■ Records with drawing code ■
<<<<

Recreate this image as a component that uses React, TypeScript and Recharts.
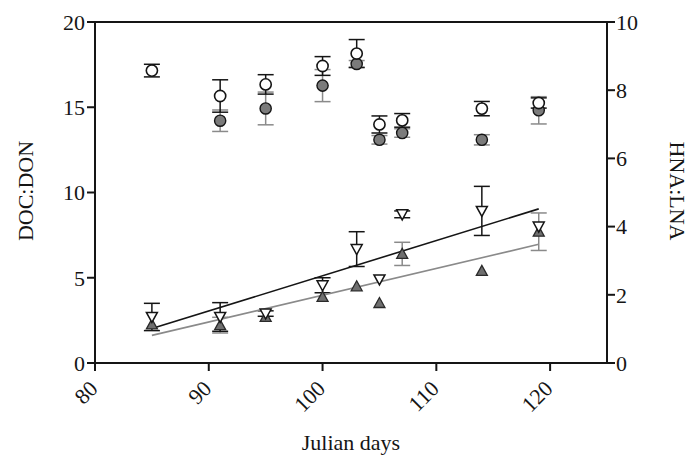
import React from "react";
import {
  ScatterChart,
  Scatter,
  XAxis,
  YAxis,
  ErrorBar,
  ReferenceLine,
  Label,
} from "recharts";

// sampling days (Julian)
const days = [85, 91, 95, 100, 103, 105, 107, 114, 119];

// DOC:DON, left axis
const docOpen = [17.15, 15.66, 16.34, 17.42, 18.15, 13.99, 14.23, 14.92, 15.25];
const docOpenErr = [0.37, 0.95, 0.57, 0.55, 0.82, 0.5, 0.4, 0.42, 0.3];
const docGray = [null, 14.21, 14.93, 16.27, 17.54, 13.09, 13.49, 13.09, 14.82];
const docGrayErr = [null, 0.63, 0.96, 0.94, 0.2, 0.25, 0.25, 0.3, 0.8];

// HNA:LNA, right axis
const hnaOpen = [1.35, 1.35, 1.45, 2.28, 3.34, 2.45, 4.36, 4.46, 4.0];
const hnaOpenErr = [0.4, 0.42, 0.08, 0.22, 0.51, 0, 0.1, 0.72, 0];
const hnaGray = [1.13, 1.11, 1.35, 1.94, 2.25, 1.76, 3.2, 2.7, 3.85];
const hnaGrayErr = [0, 0.23, 0, 0, 0, 0, 0.34, 0, 0.55];

// linear fits, right axis
const fitDays = [85, 119];
const fitOpen = [1.01, 4.52];
const fitGray = [0.81, 3.48];

const xTicks = [80, 90, 100, 110, 120];
const leftTicks = [0, 5, 10, 15, 20];
const rightTicks = [0, 2, 4, 6, 8, 10];

const FONT = "'Liberation Serif', 'Times New Roman', serif";
const INK = "#151515";

const toPoints = (ys: (number | null)[], errs?: (number | null)[]) =>
  days
    .map((x, i) => ({ x, y: ys[i], err: errs ? errs[i] : 0 }))
    .filter((p) => p.y !== null);

const toLine = (ys: number[]) => fitDays.map((x, i) => ({ x, y: ys[i] }));

const OpenCircle = (p: any) => (
  <circle cx={p.cx} cy={p.cy} r={5.6} fill="#fff" stroke={INK} strokeWidth={1.6} />
);
const GrayCircle = (p: any) => (
  <circle cx={p.cx} cy={p.cy} r={5.6} fill="#7b7b7b" stroke={INK} strokeWidth={1.4} />
);
const DownTri = (p: any) => (
  <polygon
    points={`${p.cx - 5.5},${p.cy - 4.5} ${p.cx + 5.5},${p.cy - 4.5} ${p.cx},${p.cy + 5.5}`}
    fill="#fff"
    stroke={INK}
    strokeWidth={1.5}
  />
);
const UpTri = (p: any) => (
  <polygon
    points={`${p.cx - 5.5},${p.cy + 4.5} ${p.cx + 5.5},${p.cy + 4.5} ${p.cx},${p.cy - 5.5}`}
    fill="#6f6f6f"
    stroke="#2a2a2a"
    strokeWidth={1.3}
  />
);
const NoDot = () => <g />;

function XTick({ x, y, payload }: any) {
  return (
    <g transform={`translate(${x + 4},${y + 17})`}>
      <text
        transform="rotate(-45)"
        textAnchor="end"
        fontFamily={FONT}
        fontSize={22}
        fill={INK}
      >
        {payload.value}
      </text>
    </g>
  );
}

const tickStyle = { fontFamily: FONT, fontSize: 22, fill: INK };

export default function App() {
  return (
    <div style={{ position: "absolute", left: 0, top: 0, background: "#fff" }}>
      <ScatterChart
        width={689}
        height={455}
        margin={{ top: 22, right: 0, bottom: 0, left: 0 }}
      >
        <XAxis
          type="number"
          dataKey="x"
          domain={[80, 125]}
          ticks={xTicks}
          allowDataOverflow
          height={92}
          stroke={INK}
          strokeWidth={2}
          tickSize={8}
          tickMargin={2}
          tick={<XTick />}
        >
          <Label
            content={() => (
              <text
                x={351}
                y={450}
                textAnchor="middle"
                fontFamily={FONT}
                fontSize={22}
                fill={INK}
              >
                Julian days
              </text>
            )}
          />
        </XAxis>
        <YAxis
          yAxisId="left"
          type="number"
          dataKey="y"
          domain={[0, 20]}
          ticks={leftTicks}
          width={95}
          stroke={INK}
          strokeWidth={2}
          tickSize={8}
          tickMargin={2}
          tick={tickStyle}
        >
          <Label
            content={() => (
              <text
                x={33}
                y={191}
                transform="rotate(-90 33 191)"
                textAnchor="middle"
                fontFamily={FONT}
                fontSize={22}
                fill={INK}
              >
                DOC:DON
              </text>
            )}
          />
        </YAxis>
        <YAxis
          yAxisId="right"
          orientation="right"
          type="number"
          dataKey="y"
          domain={[0, 10]}
          ticks={rightTicks}
          width={82}
          stroke={INK}
          strokeWidth={2}
          tickSize={8}
          tickMargin={1}
          tick={tickStyle}
        >
          <Label
            content={() => (
              <text
                x={670}
                y={191}
                transform="rotate(90 670 191)"
                textAnchor="middle"
                fontFamily={FONT}
                fontSize={22}
                fill={INK}
              >
                HNA:LNA
              </text>
            )}
          />
        </YAxis>
        <ReferenceLine yAxisId="left" y={20} stroke={INK} strokeWidth={2} />

        <Scatter
          yAxisId="right"
          data={toLine(fitGray)}
          line={{ stroke: "#8a8a8a", strokeWidth: 1.6 }}
          shape={NoDot}
          isAnimationActive={false}
        />
        <Scatter
          yAxisId="right"
          data={toLine(fitOpen)}
          line={{ stroke: INK, strokeWidth: 1.6 }}
          shape={NoDot}
          isAnimationActive={false}
        />

        <Scatter
          yAxisId="right"
          data={toPoints(hnaGray, hnaGrayErr)}
          shape={UpTri}
          isAnimationActive={false}
        >
          <ErrorBar dataKey="err" direction="y" width={8} stroke="#8a8a8a" strokeWidth={1.5} />
        </Scatter>
        <Scatter
          yAxisId="right"
          data={toPoints(hnaOpen, hnaOpenErr)}
          shape={DownTri}
          isAnimationActive={false}
        >
          <ErrorBar dataKey="err" direction="y" width={8} stroke={INK} strokeWidth={1.5} />
        </Scatter>

        <Scatter
          yAxisId="left"
          data={toPoints(docGray, docGrayErr)}
          shape={GrayCircle}
          isAnimationActive={false}
        >
          <ErrorBar dataKey="err" direction="y" width={8} stroke="#8a8a8a" strokeWidth={1.5} />
        </Scatter>
        <Scatter
          yAxisId="left"
          data={toPoints(docOpen, docOpenErr)}
          shape={OpenCircle}
          isAnimationActive={false}
        >
          <ErrorBar dataKey="err" direction="y" width={8} stroke={INK} strokeWidth={1.5} />
        </Scatter>
      </ScatterChart>
    </div>
  );
}
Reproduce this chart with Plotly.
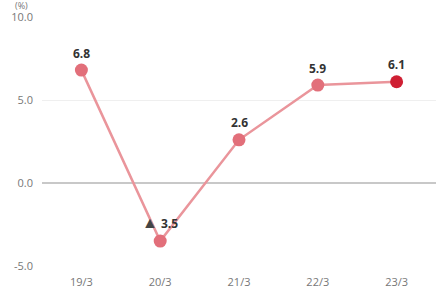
import plotly.graph_objects as go

categories = ["19/3", "20/3", "21/3", "22/3", "23/3"]
values = [6.8, -3.5, 2.6, 5.9, 6.1]
labels = ["<b>6.8</b>", "<span style='font-size:16px;color:#444444'>▲</span> <b>3.5</b>", "<b>2.6</b>", "<b>5.9</b>", "<b>6.1</b>"]
y_ticks = [-5, 0, 5, 10]
y_tick_text = ["-5.0", "0.0", "5.0", "10.0"]

marker_colors = ["#E26F7A"] * 4 + ["#CF1F33"]

fig = go.Figure()
fig.add_trace(go.Scatter(
    x=categories, y=values, mode="lines+markers",
    line=dict(color="#EA959B", width=2.5),
    marker=dict(size=13, color=marker_colors, line=dict(width=0)),
    hoverinfo="skip", showlegend=False,
))

for c, v, t in zip(categories, values, labels):
    neg = v < 0
    fig.add_annotation(
        x=c, y=v, text=t, showarrow=False,
        xshift=0, yshift=19 if neg else 17,
        font=dict(family="Open Sans, Noto Sans, sans-serif", size=12, color="#333333"),
    )

fig.add_annotation(
    xref="paper", yref="paper", x=-0.053, y=1.0, yshift=12, xanchor="center",
    yanchor="middle", borderpad=0,
    text="(%)", showarrow=False,
    font=dict(family="Open Sans, Noto Sans, sans-serif", size=9, color="#777777"),
)

fig.update_layout(
    width=448, height=290,
    margin=dict(l=42, r=12, t=17, b=24, autoexpand=False),
    plot_bgcolor="white", paper_bgcolor="white",
    font=dict(family="Open Sans, Noto Sans, sans-serif", size=11, color="#777777"),
    xaxis=dict(type="category", range=[-0.5, 4.5], showgrid=False, zeroline=False,
               showline=False, ticks="", ticklabelstandoff=8, automargin=False,
               tickfont=dict(size=11, color="#777777")),
    yaxis=dict(range=[-5, 10], tickvals=y_ticks, ticktext=y_tick_text,
               showgrid=True, gridcolor="#EFEFEF", gridwidth=1,
               zeroline=True, zerolinecolor="#C8C8C8", zerolinewidth=1.5,
               showline=False, ticks="", ticklabelstandoff=8, automargin=False,
               tickfont=dict(size=11, color="#777777")),
)

fig.write_html("out.html")
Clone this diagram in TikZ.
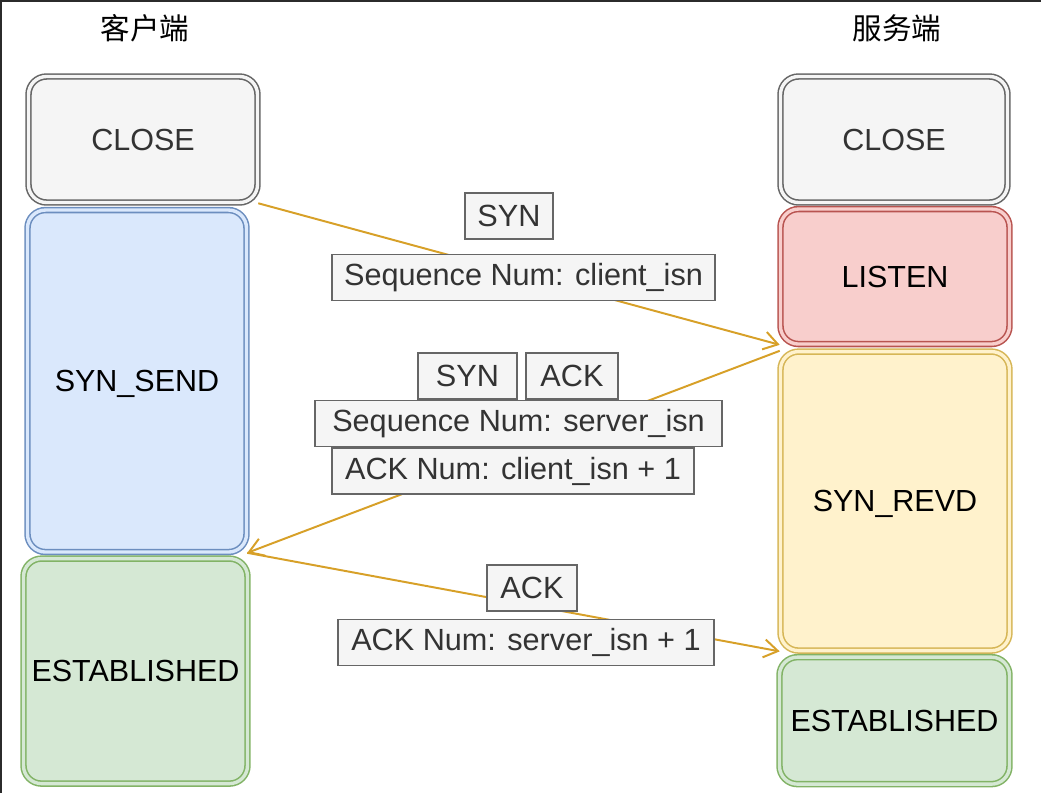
\documentclass[tikz,border=0pt]{standalone}
\usepackage{fontspec}
\setmainfont{Liberation Sans}
\newfontfamily\cjk{Noto Sans CJK SC}
\usetikzlibrary{positioning, arrows.meta}
\definecolor{grayfill}{HTML}{F5F5F5}
\definecolor{grayline}{HTML}{666666}
\definecolor{graytext}{HTML}{333333}
\definecolor{bluefill}{HTML}{DAE8FC}
\definecolor{blueline}{HTML}{6C8EBF}
\definecolor{redfill}{HTML}{F8CECC}
\definecolor{redline}{HTML}{B85450}
\definecolor{yellowfill}{HTML}{FFF2CC}
\definecolor{yellowline}{HTML}{D6B656}
\definecolor{greenfill}{HTML}{D5E8D4}
\definecolor{greenline}{HTML}{82B366}
\definecolor{msgline}{RGB}{215,160,40}
\definecolor{framecol}{HTML}{2B2B2B}
\tikzset{%
  >={Straight Barb[length=3.5mm,width=4.5mm]},
  % Specifications for style of nodes:
  base/.style = {
    rectangle,
    rounded corners=0.45cm,
    line width=1.1pt,
    double distance=2.4pt,
    text centered,
    text depth=0pt,
    font=\fontsize{21.7}{26}\selectfont
  },
  closebox/.style={base, draw=grayline, double=grayfill, fill=grayfill, text=graytext},
  sendbox/.style={base, draw=blueline, double=bluefill, fill=bluefill},
  listenbox/.style={base, draw=redline, double=redfill, fill=redfill},
  revdbox/.style={base, draw=yellowline, double=yellowfill, fill=yellowfill},
  estbox/.style={base, draw=greenline, double=greenfill, fill=greenfill},
  tag/.style={
    rectangle,
    draw=grayline,
    fill=grayfill,
    text=graytext,
    line width=1.3pt,
    minimum height=1.15cm,
    font=\fontsize{21.8}{26}\selectfont
  },
  side/.style={font=\cjk\fontsize{21}{25}\selectfont},
  msg/.style={->, draw=msgline, line width=1.4pt},
}

\begin{document}
\begin{tikzpicture}
  \useasboundingbox (0,0) rectangle (26.025,-19.825);
  \draw[framecol, line width=0.1cm] (0,-19.825) -- (0,0) -- (26.025,0);
  % nodes
  \node (client) [side] at (3.625,-0.7) {客户端};
  \node (server) [side] at (22.425,-0.7) {服务端};

  \node (close_c)  [closebox, minimum width=5.725cm, minimum height=3.15cm]
    at (3.575,-3.4875) {CLOSE};
  \node (syn_send) [sendbox, minimum width=5.475cm, minimum height=8.55cm,
    below=0.15cm of close_c, xshift=-0.15cm] {SYN\_SEND};
  \node (est_c)    [estbox, minimum width=5.6cm, minimum height=5.625cm,
    below=0.125cm of syn_send, xshift=-0.0375cm] {ESTABLISHED};

  \node (close_s)  [closebox, minimum width=5.675cm, minimum height=3.15cm]
    at (22.35,-3.4875) {CLOSE};
  \node (listen)   [listenbox, minimum width=5.725cm, minimum height=3.375cm,
    below=0.125cm of close_s, xshift=0.025cm] {LISTEN};
  \node (syn_revd) [revdbox, minimum width=5.725cm, minimum height=7.475cm,
    below=0.15cm of listen] {SYN\_REVD};
  \node (est_s)    [estbox, minimum width=5.75cm, minimum height=3.175cm,
    below=0.125cm of syn_revd, xshift=-0.0125cm] {ESTABLISHED};

  % lines
  \draw[msg] (close_c.south east) -- (listen.south west);
  \draw[msg] (syn_revd.north west) -- (syn_send.south east);
  \draw[msg] (syn_send.south east) -- (syn_revd.south west);

  % labels on the lines
  \node (syn_a)   [tag, minimum width=2.2cm]    at (12.725,-5.4)     {SYN};
  \node (seq_c)   [tag, minimum width=9.575cm]  at (13.0875,-6.9375) {Sequence Num: client\_isn};
  \node (syn_b)   [tag, minimum width=2.475cm]  at (11.6875,-9.4)    {SYN};
  \node (ack_b)   [tag, minimum width=2.3cm]    at (14.3,-9.4)       {ACK};
  \node (seq_s)   [tag, minimum width=10.175cm] at (12.9625,-10.5875) {Sequence Num: server\_isn};
  \node (ack_c)   [tag, minimum width=9.05cm]   at (12.825,-11.775)  {ACK Num: client\_isn + 1};
  \node (ack_d)   [tag, minimum width=2.25cm]   at (13.3,-14.7)      {ACK};
  \node (ack_s)   [tag, minimum width=9.4cm]    at (13.15,-16.0625)  {ACK Num: server\_isn + 1};
\end{tikzpicture}
\end{document}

>>>>

Give back the exact lines above, running from the one that has "Clone this diagram in TikZ." through the one that has "(server) [side] at", with nothing added and no pictures.

■ Written response ■
Clone this diagram in TikZ.
\documentclass[tikz,border=0pt]{standalone}
\usepackage{fontspec}
\setmainfont{Liberation Sans}
\newfontfamily\cjk{Noto Sans CJK SC}
\usetikzlibrary{positioning, arrows.meta}
\definecolor{grayfill}{HTML}{F5F5F5}
\definecolor{grayline}{HTML}{666666}
\definecolor{graytext}{HTML}{333333}
\definecolor{bluefill}{HTML}{DAE8FC}
\definecolor{blueline}{HTML}{6C8EBF}
\definecolor{redfill}{HTML}{F8CECC}
\definecolor{redline}{HTML}{B85450}
\definecolor{yellowfill}{HTML}{FFF2CC}
\definecolor{yellowline}{HTML}{D6B656}
\definecolor{greenfill}{HTML}{D5E8D4}
\definecolor{greenline}{HTML}{82B366}
\definecolor{msgline}{RGB}{215,160,40}
\definecolor{framecol}{HTML}{2B2B2B}
\tikzset{%
  >={Straight Barb[length=3.5mm,width=4.5mm]},
  % Specifications for style of nodes:
  base/.style = {
    rectangle,
    rounded corners=0.45cm,
    line width=1.1pt,
    double distance=2.4pt,
    text centered,
    text depth=0pt,
    font=\fontsize{21.7}{26}\selectfont
  },
  closebox/.style={base, draw=grayline, double=grayfill, fill=grayfill, text=graytext},
  sendbox/.style={base, draw=blueline, double=bluefill, fill=bluefill},
  listenbox/.style={base, draw=redline, double=redfill, fill=redfill},
  revdbox/.style={base, draw=yellowline, double=yellowfill, fill=yellowfill},
  estbox/.style={base, draw=greenline, double=greenfill, fill=greenfill},
  tag/.style={
    rectangle,
    draw=grayline,
    fill=grayfill,
    text=graytext,
    line width=1.3pt,
    minimum height=1.15cm,
    font=\fontsize{21.8}{26}\selectfont
  },
  side/.style={font=\cjk\fontsize{21}{25}\selectfont},
  msg/.style={->, draw=msgline, line width=1.4pt},
}

\begin{document}
\begin{tikzpicture}
  \useasboundingbox (0,0) rectangle (26.025,-19.825);
  \draw[framecol, line width=0.1cm] (0,-19.825) -- (0,0) -- (26.025,0);
  % nodes
  \node (client) [side] at (3.625,-0.7) {客户端};
  \node (server) [side] at (22.425,-0.7) {服务端};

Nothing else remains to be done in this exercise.